Without including the pictures, copy out every line below.

===== RECORDED DATA

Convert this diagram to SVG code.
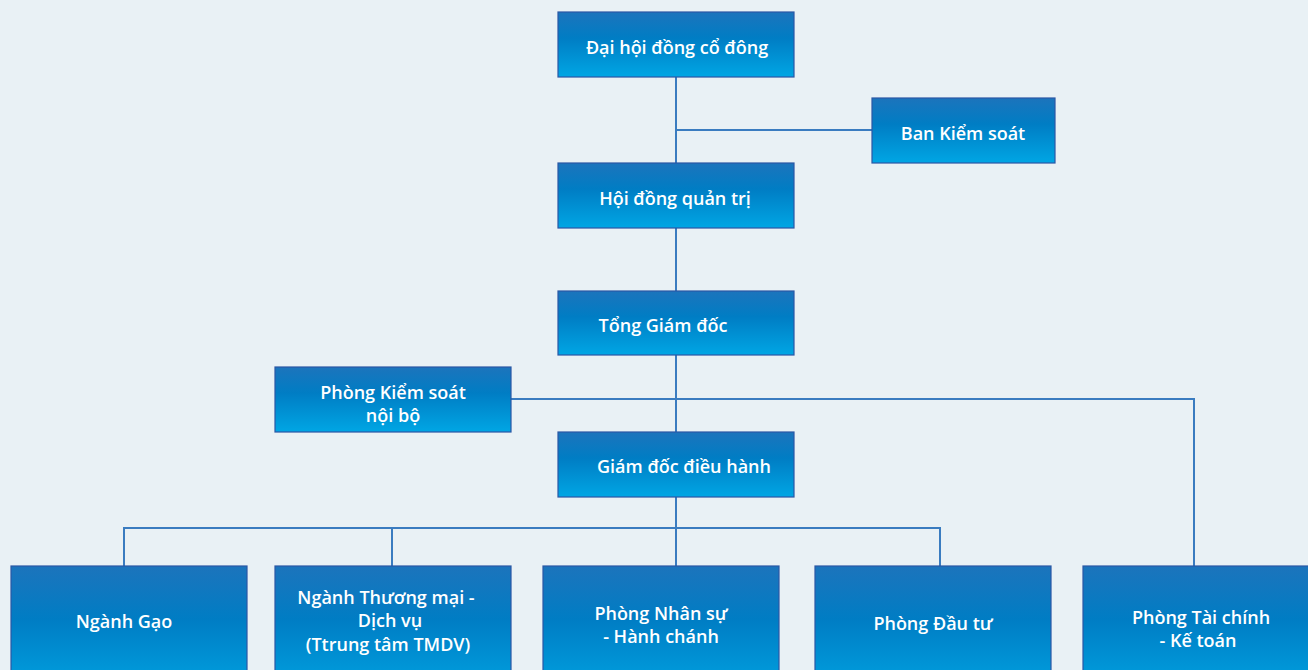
<svg xmlns="http://www.w3.org/2000/svg" width="1308" height="670" viewBox="0 0 1308 670">
<defs>
<linearGradient id="g" x1="0" y1="0" x2="0" y2="1">
<stop offset="0" stop-color="#1c74bc"/>
<stop offset="0.4" stop-color="#007dc4"/>
<stop offset="1" stop-color="#00a6e4"/>
</linearGradient>
<linearGradient id="g2" x1="0" x2="0" gradientUnits="userSpaceOnUse" y1="566" y2="700">
<stop offset="0" stop-color="#1c74bc"/>
<stop offset="0.4" stop-color="#007dc4"/>
<stop offset="1" stop-color="#00a6e4"/>
</linearGradient>
</defs>
<style>
.b{fill:url(#g);stroke:#2a57a5;stroke-width:1.2}
.b2{fill:url(#g2);stroke:#2a57a5;stroke-width:1.2}
.t{fill:#fff;font-family:"Open Sans","Noto Sans",sans-serif;font-weight:600;font-size:18px;text-anchor:middle}
.c{fill:none;stroke:#3a7cc0;stroke-width:2}
</style>
<rect width="1308" height="670" fill="#e9f1f5"/>
<g id="connectors">
<path class="c" d="M676 77V566M676 130H872M511 399H1194V566M124 566V528H940V566M392 528V566"/>
</g>
<g id="n1"><rect class="b" x="558" y="12" width="236" height="65"/><text class="t" x="677" y="54">Đại hội đồng cổ đông</text></g>
<g id="n2"><rect class="b" x="872" y="98" width="183" height="65"/><text class="t" x="963" y="140">Ban Kiểm soát</text></g>
<g id="n3"><rect class="b" x="558" y="163" width="236" height="65"/><text class="t" x="675" y="205">Hội đồng quản trị</text></g>
<g id="n4"><rect class="b" x="558" y="291" width="236" height="64"/><text class="t" x="663" y="332">Tổng Giám đốc</text></g>
<g id="n5"><rect class="b" x="275" y="367" width="236" height="65"/><text class="t" x="393" y="399">Phòng Kiểm soát</text><text class="t" x="393" y="422">nội bộ</text></g>
<g id="n6"><rect class="b" x="558" y="432" width="236" height="65"/><text class="t" x="684" y="473">Giám đốc điều hành</text></g>
<g id="n7"><rect class="b2" x="11" y="566" width="236" height="110"/><text class="t" x="124" y="628">Ngành Gạo</text></g>
<g id="n8"><rect class="b2" x="275" y="566" width="236" height="110"/><text class="t" x="386" y="604">Ngành Thương mại -</text><text class="t" x="390" y="627">Dịch vụ</text><text class="t" x="388" y="651">(Ttrung tâm TMDV)</text></g>
<g id="n9"><rect class="b2" x="543" y="566" width="236" height="110"/><text class="t" x="661" y="620">Phòng Nhân sự</text><text class="t" x="661" y="643">- Hành chánh</text></g>
<g id="n10"><rect class="b2" x="815" y="566" width="236" height="110"/><text class="t" x="933" y="630">Phòng Đầu tư</text></g>
<g id="n11"><rect class="b2" x="1083" y="566" width="236" height="110"/><text class="t" x="1201" y="624">Phòng Tài chính</text><text class="t" x="1198" y="647">- Kế toán</text></g>
</svg>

==========

> EXERCISE RESULT
Convert this diagram to SVG code.
<svg xmlns="http://www.w3.org/2000/svg" width="1308" height="670" viewBox="0 0 1308 670">
<defs>
<linearGradient id="g" x1="0" y1="0" x2="0" y2="1">
<stop offset="0" stop-color="#1c74bc"/>
<stop offset="0.4" stop-color="#007dc4"/>
<stop offset="1" stop-color="#00a6e4"/>
</linearGradient>
<linearGradient id="g2" x1="0" x2="0" gradientUnits="userSpaceOnUse" y1="566" y2="700">
<stop offset="0" stop-color="#1c74bc"/>
<stop offset="0.4" stop-color="#007dc4"/>
<stop offset="1" stop-color="#00a6e4"/>
</linearGradient>
</defs>
<style>
.b{fill:url(#g);stroke:#2a57a5;stroke-width:1.2}
.b2{fill:url(#g2);stroke:#2a57a5;stroke-width:1.2}
.t{fill:#fff;font-family:"Open Sans","Noto Sans",sans-serif;font-weight:600;font-size:18px;text-anchor:middle}
.c{fill:none;stroke:#3a7cc0;stroke-width:2}
</style>
<rect width="1308" height="670" fill="#e9f1f5"/>
<g id="connectors">
<path class="c" d="M676 77V566M676 130H872M511 399H1194V566M124 566V528H940V566M392 528V566"/>
</g>
<g id="n1"><rect class="b" x="558" y="12" width="236" height="65"/><text class="t" x="677" y="54">Đại hội đồng cổ đông</text></g>
<g id="n2"><rect class="b" x="872" y="98" width="183" height="65"/><text class="t" x="963" y="140">Ban Kiểm soát</text></g>
<g id="n3"><rect class="b" x="558" y="163" width="236" height="65"/><text class="t" x="675" y="205">Hội đồng quản trị</text></g>
<g id="n4"><rect class="b" x="558" y="291" width="236" height="64"/><text class="t" x="663" y="332">Tổng Giám đốc</text></g>
<g id="n5"><rect class="b" x="275" y="367" width="236" height="65"/><text class="t" x="393" y="399">Phòng Kiểm soát</text><text class="t" x="393" y="422">nội bộ</text></g>
<g id="n6"><rect class="b" x="558" y="432" width="236" height="65"/><text class="t" x="684" y="473">Giám đốc điều hành</text></g>
<g id="n7"><rect class="b2" x="11" y="566" width="236" height="110"/><text class="t" x="124" y="628">Ngành Gạo</text></g>
<g id="n8"><rect class="b2" x="275" y="566" width="236" height="110"/><text class="t" x="386" y="604">Ngành Thương mại -</text><text class="t" x="390" y="627">Dịch vụ</text><text class="t" x="388" y="651">(Ttrung tâm TMDV)</text></g>
<g id="n9"><rect class="b2" x="543" y="566" width="236" height="110"/><text class="t" x="661" y="620">Phòng Nhân sự</text><text class="t" x="661" y="643">- Hành chánh</text></g>
<g id="n10"><rect class="b2" x="815" y="566" width="236" height="110"/><text class="t" x="933" y="630">Phòng Đầu tư</text></g>
<g id="n11"><rect class="b2" x="1083" y="566" width="236" height="110"/><text class="t" x="1201" y="624">Phòng Tài chính</text><text class="t" x="1198" y="647">- Kế toán</text></g>
</svg>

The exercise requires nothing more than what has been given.